Fortunately for Juan Ponce, there were few mines in his province, and thus he was not tempted by greed of gold to send his subjects into the bowels of the earth, there to wear out their lives in unending misery. But the country was fertile, and as the Spaniards were compelled to subsist upon the products of the land, which were nutritious and varied, the adelantado soon found a way of forcing the utmost available from the Indians' labor. He kept all the adults at work in the field—all that were able to labor—and gradually brought under cultivation a vast region, with fields of golden maize miles in extent. The native fruits were found and cultivated, such as the anana, or pineapple, the cacao, or cocoa, the aguacate, or alligator-pear; and the few sylvan creatures suitable for food were sought out for the table: the guana, or white-fleshed lizard, the aguti, or coney, wild parrots, and wild hogs. Such an abundance of fruits and vegetables, fish from the sea, shrimps from the rivers, birds and quadrupeds from the forest, had the adelantado supplied to him, that he really revelled in. the bounties of nature. Though at first he was restless and lonesome, from lack of congenial companions, he rapidly grew into his work (or settled into the harness, as he expressed it), and by the time the returns from field and forest, sea and river, came to him in a bounteous stream, he seemed more than content to remain in Higuey for the remainder of his life.

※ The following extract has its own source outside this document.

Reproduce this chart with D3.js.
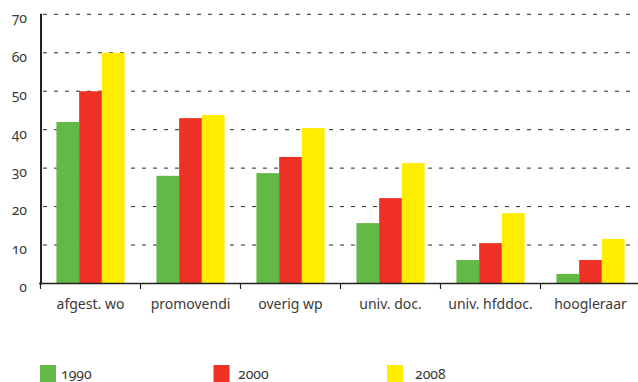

After ranging the province with his band of soldiers, more for the purpose of ascertaining its resources than for pacification—as there was no disturbance worthy the name of rebellion—Juan Ponce finally settled his military establishment at a point in the eastern country, within view of the channel that separates the island from Porto Rico. It was at or near the meeting-place of rivers, with mountains behind it, and a fair plain before. To-day it is approximately located on the map, and its founders' name perpetuated by the name of "Salva Leon de Higuey." So small a place is the settlement that succeeded to Juan Ponce's establishment that some maps omit it altogether, and few are the travellers that ever reach it, for the roads are terrible, the rivers to ford are many, and the habitations of civilized people few and far between.

The last of the Indians passed away many years ago, and their places were filled by negro slaves imported from Africa, whose descendants now occupy the country where roamed the heroic Caonabo and Cotubanama. Hardly a trace remains of Spanish occupation: the Spaniards themselves were expeled long ago; Salva Leon is a miserable settlement, and Saona is desolate.